## Provided data
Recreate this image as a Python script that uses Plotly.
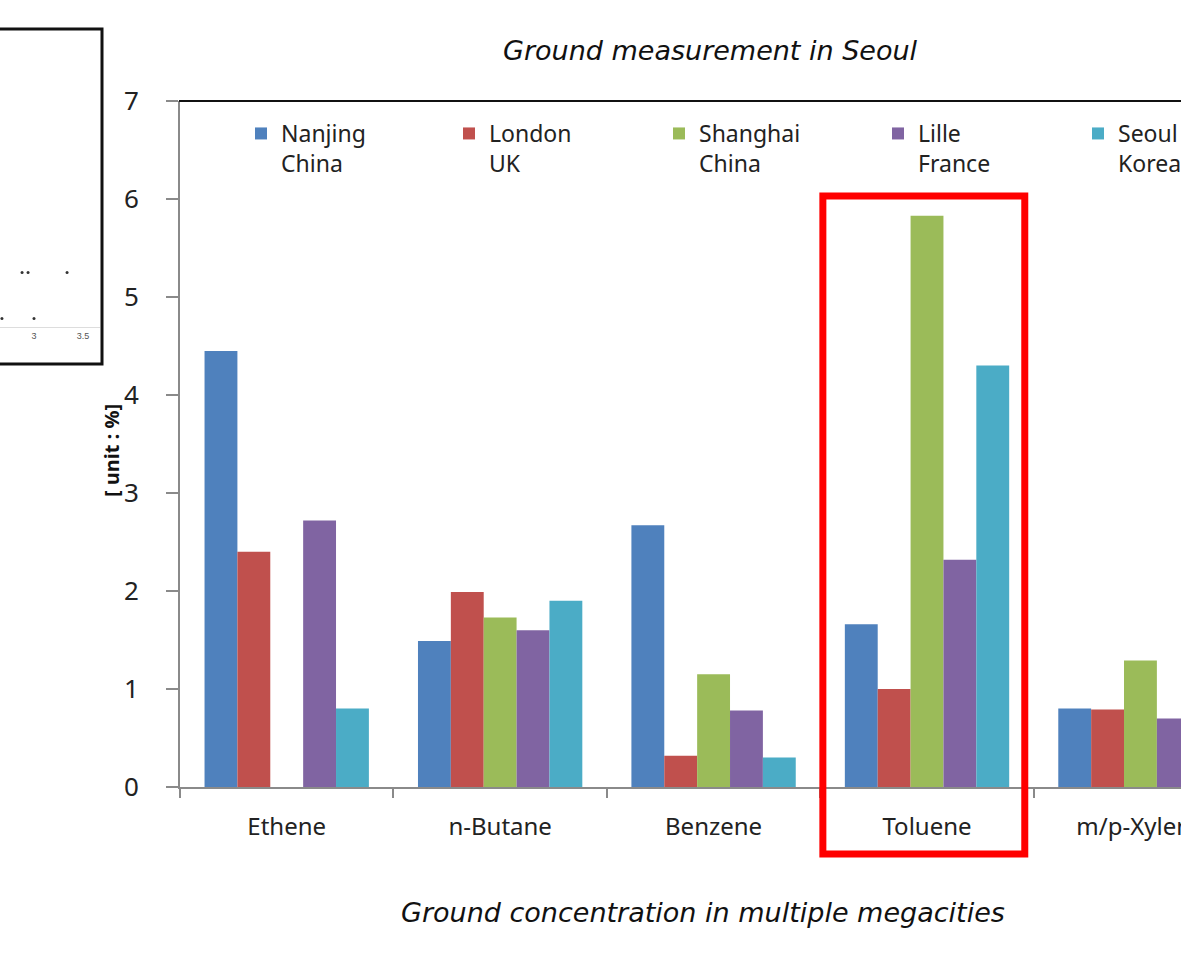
import plotly.graph_objects as go

W, H = 1181, 954

categories = ["Ethene", "n-Butane", "Benzene", "Toluene", "m/p-Xylene"]
cities = ["Nanjing<br>China", "London<br>UK", "Shanghai<br>China", "Lille<br>France", "Seoul<br>Korea"]
colors = ["#4F81BD", "#C0504D", "#9BBB59", "#8064A2", "#4BACC6"]

nanjing = [4.45, 1.49, 2.67, 1.66, 0.80]
london = [2.40, 1.99, 0.32, 1.00, 0.79]
shanghai = [None, 1.73, 1.15, 5.83, 1.29]
lille = [2.72, 1.60, 0.78, 2.32, 0.70]
seoul = [0.80, 1.90, 0.30, 4.30, None]
series = [nanjing, london, shanghai, lille, seoul]

y_ticks = [0, 1, 2, 3, 4, 5, 6, 7]

# inset (partially visible scatter panel at the left)
inset_x = [2.878, 2.939, 3.337, 2.673, 3.0]
inset_y = [1.9, 1.9, 1.9, 0.3, 0.3]
inset_ticks = [3, 3.5]
inset_ticklabels = ["3", "3.5"]

def px_x(p):
    return p / W

def px_y(p):
    return (H - p) / H

legend_px = [241, 449, 659, 878, 1078]

fig = go.Figure()
for i, (name, vals, col) in enumerate(zip(cities, series, colors)):
    lg = "legend" if i == 0 else f"legend{i+1}"
    fig.add_trace(go.Bar(
        x=categories, y=vals, name=name, marker=dict(color=col, line=dict(width=0)),
        legend=lg, xaxis="x", yaxis="y"))

fig.add_trace(go.Scatter(
    x=inset_x, y=inset_y, mode="markers", marker=dict(color="#333", size=3),
    xaxis="x2", yaxis="y2", showlegend=False))

layout_legends = {}
for i, lx in enumerate(legend_px):
    key = "legend" if i == 0 else f"legend{i+1}"
    layout_legends[key] = dict(
        x=px_x(lx), y=px_y(112), xanchor="left", yanchor="top",
        xref="container", yref="container",
        orientation="h", valign="top", bgcolor="rgba(0,0,0,0)",
        font=dict(family="Noto Sans", size=23, color="#222"),
        itemwidth=30, tracegroupgap=0)

fig.update_layout(
    width=W, height=H,
    margin=dict(l=0, r=0, t=0, b=0, autoexpand=False),
    paper_bgcolor="white", plot_bgcolor="white",
    barmode="group", bargap=0.23, bargroupgap=0,
    **layout_legends,
    xaxis=dict(
        domain=[px_x(180), 1], range=[-0.5, 4.19], automargin=False,
        showline=True, linecolor="#8a8a8a", linewidth=2,
        ticks="outside", ticklen=9, tickwidth=2, tickcolor="#8a8a8a",
        tickson="boundaries", showgrid=False, zeroline=False,
        tickfont=dict(family="Noto Sans", size=24, color="#222"),
        ticklabelstandoff=17, anchor="y"),
    yaxis=dict(
        domain=[px_y(787), px_y(101)], range=[0, 7], tickvals=y_ticks, automargin=False,
        showline=True, linecolor="#8a8a8a", linewidth=2,
        ticks="outside", ticklen=12, tickwidth=2, tickcolor="#8a8a8a",
        showgrid=False, zeroline=False,
        tickfont=dict(family="Noto Sans", size=26, color="#222"),
        ticklabelstandoff=22, anchor="x"),
    xaxis2=dict(
        domain=[0, px_x(100)], range=[2.653, 3.673], anchor="y2", automargin=False,
        tickvals=inset_ticks, ticktext=inset_ticklabels,
        showline=True, linecolor="#dddddd", linewidth=1, showgrid=False,
        zeroline=False, ticks="", tickfont=dict(family="Liberation Sans", size=9, color="#555")),
    yaxis2=dict(
        domain=[px_y(327), px_y(40)], range=[0, 10], anchor="x2", automargin=False,
        showticklabels=False, showgrid=False, zeroline=False, showline=False),
    font=dict(family="Noto Sans"),
)

# top frame line of the main plot
fig.add_shape(type="line", xref="paper", yref="paper",
              x0=px_x(179), x1=1, y0=px_y(101), y1=px_y(101),
              line=dict(color="#111", width=2))
# inset frame
fig.add_shape(type="rect", xref="paper", yref="paper",
              x0=-0.01, x1=px_x(102), y0=px_y(364), y1=px_y(29),
              line=dict(color="#111", width=3))
# red highlight box around Toluene
ti = categories.index("Toluene")
fig.add_shape(type="rect", xref="x", yref="paper",
              x0=ti - 0.488, x1=ti + 0.458, y0=px_y(854), y1=px_y(196),
              line=dict(color="#FF0000", width=7))

fig.add_annotation(text="Ground measurement in Seoul", xref="paper", yref="paper",
                   x=px_x(710), y=px_y(50), xanchor="center", yanchor="middle", showarrow=False,
                   font=dict(family="DejaVu Sans", size=27, color="#111", style="italic"))
fig.add_annotation(text="Ground concentration in multiple megacities", xref="paper", yref="paper",
                   x=px_x(703), y=px_y(912), xanchor="center", yanchor="middle", showarrow=False,
                   font=dict(family="DejaVu Sans", size=27, color="#111", style="italic"))
fig.add_annotation(text="<b>[ unit : %]</b>", xref="paper", yref="paper",
                   x=px_x(112), y=px_y(451), xanchor="center", yanchor="middle",
                   showarrow=False, textangle=-90,
                   font=dict(family="Noto Sans", size=20, color="#111"))

fig.write_html("out.html", config={"displayModeBar": False},
               post_script="document.body.style.margin='0';")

## Stated exercise
From the material above, copy everything exactly but the pictures.

## Answer for this exercise
Recreate this image as a Python script that uses Plotly.
import plotly.graph_objects as go

W, H = 1181, 954

categories = ["Ethene", "n-Butane", "Benzene", "Toluene", "m/p-Xylene"]
cities = ["Nanjing<br>China", "London<br>UK", "Shanghai<br>China", "Lille<br>France", "Seoul<br>Korea"]
colors = ["#4F81BD", "#C0504D", "#9BBB59", "#8064A2", "#4BACC6"]

nanjing = [4.45, 1.49, 2.67, 1.66, 0.80]
london = [2.40, 1.99, 0.32, 1.00, 0.79]
shanghai = [None, 1.73, 1.15, 5.83, 1.29]
lille = [2.72, 1.60, 0.78, 2.32, 0.70]
seoul = [0.80, 1.90, 0.30, 4.30, None]
series = [nanjing, london, shanghai, lille, seoul]

y_ticks = [0, 1, 2, 3, 4, 5, 6, 7]

# inset (partially visible scatter panel at the left)
inset_x = [2.878, 2.939, 3.337, 2.673, 3.0]
inset_y = [1.9, 1.9, 1.9, 0.3, 0.3]
inset_ticks = [3, 3.5]
inset_ticklabels = ["3", "3.5"]

def px_x(p):
    return p / W

def px_y(p):
    return (H - p) / H

legend_px = [241, 449, 659, 878, 1078]

fig = go.Figure()
for i, (name, vals, col) in enumerate(zip(cities, series, colors)):
    lg = "legend" if i == 0 else f"legend{i+1}"
    fig.add_trace(go.Bar(
        x=categories, y=vals, name=name, marker=dict(color=col, line=dict(width=0)),
        legend=lg, xaxis="x", yaxis="y"))

fig.add_trace(go.Scatter(
    x=inset_x, y=inset_y, mode="markers", marker=dict(color="#333", size=3),
    xaxis="x2", yaxis="y2", showlegend=False))

layout_legends = {}
for i, lx in enumerate(legend_px):
    key = "legend" if i == 0 else f"legend{i+1}"
    layout_legends[key] = dict(
        x=px_x(lx), y=px_y(112), xanchor="left", yanchor="top",
        xref="container", yref="container",
        orientation="h", valign="top", bgcolor="rgba(0,0,0,0)",
        font=dict(family="Noto Sans", size=23, color="#222"),
        itemwidth=30, tracegroupgap=0)

fig.update_layout(
    width=W, height=H,
    margin=dict(l=0, r=0, t=0, b=0, autoexpand=False),
    paper_bgcolor="white", plot_bgcolor="white",
    barmode="group", bargap=0.23, bargroupgap=0,
    **layout_legends,
    xaxis=dict(
        domain=[px_x(180), 1], range=[-0.5, 4.19], automargin=False,
        showline=True, linecolor="#8a8a8a", linewidth=2,
        ticks="outside", ticklen=9, tickwidth=2, tickcolor="#8a8a8a",
        tickson="boundaries", showgrid=False, zeroline=False,
        tickfont=dict(family="Noto Sans", size=24, color="#222"),
        ticklabelstandoff=17, anchor="y"),
    yaxis=dict(
        domain=[px_y(787), px_y(101)], range=[0, 7], tickvals=y_ticks, automargin=False,
        showline=True, linecolor="#8a8a8a", linewidth=2,
        ticks="outside", ticklen=12, tickwidth=2, tickcolor="#8a8a8a",
        showgrid=False, zeroline=False,
        tickfont=dict(family="Noto Sans", size=26, color="#222"),
        ticklabelstandoff=22, anchor="x"),
    xaxis2=dict(
        domain=[0, px_x(100)], range=[2.653, 3.673], anchor="y2", automargin=False,
        tickvals=inset_ticks, ticktext=inset_ticklabels,
        showline=True, linecolor="#dddddd", linewidth=1, showgrid=False,
        zeroline=False, ticks="", tickfont=dict(family="Liberation Sans", size=9, color="#555")),
    yaxis2=dict(
        domain=[px_y(327), px_y(40)], range=[0, 10], anchor="x2", automargin=False,
        showticklabels=False, showgrid=False, zeroline=False, showline=False),
    font=dict(family="Noto Sans"),
)

# top frame line of the main plot
fig.add_shape(type="line", xref="paper", yref="paper",
              x0=px_x(179), x1=1, y0=px_y(101), y1=px_y(101),
              line=dict(color="#111", width=2))
# inset frame
fig.add_shape(type="rect", xref="paper", yref="paper",
              x0=-0.01, x1=px_x(102), y0=px_y(364), y1=px_y(29),
              line=dict(color="#111", width=3))
# red highlight box around Toluene
ti = categories.index("Toluene")
fig.add_shape(type="rect", xref="x", yref="paper",
              x0=ti - 0.488, x1=ti + 0.458, y0=px_y(854), y1=px_y(196),
              line=dict(color="#FF0000", width=7))

fig.add_annotation(text="Ground measurement in Seoul", xref="paper", yref="paper",
                   x=px_x(710), y=px_y(50), xanchor="center", yanchor="middle", showarrow=False,
                   font=dict(family="DejaVu Sans", size=27, color="#111", style="italic"))
fig.add_annotation(text="Ground concentration in multiple megacities", xref="paper", yref="paper",
                   x=px_x(703), y=px_y(912), xanchor="center", yanchor="middle", showarrow=False,
                   font=dict(family="DejaVu Sans", size=27, color="#111", style="italic"))
fig.add_annotation(text="<b>[ unit : %]</b>", xref="paper", yref="paper",
                   x=px_x(112), y=px_y(451), xanchor="center", yanchor="middle",
                   showarrow=False, textangle=-90,
                   font=dict(family="Noto Sans", size=20, color="#111"))

fig.write_html("out.html", config={"displayModeBar": False},
               post_script="document.body.style.margin='0';")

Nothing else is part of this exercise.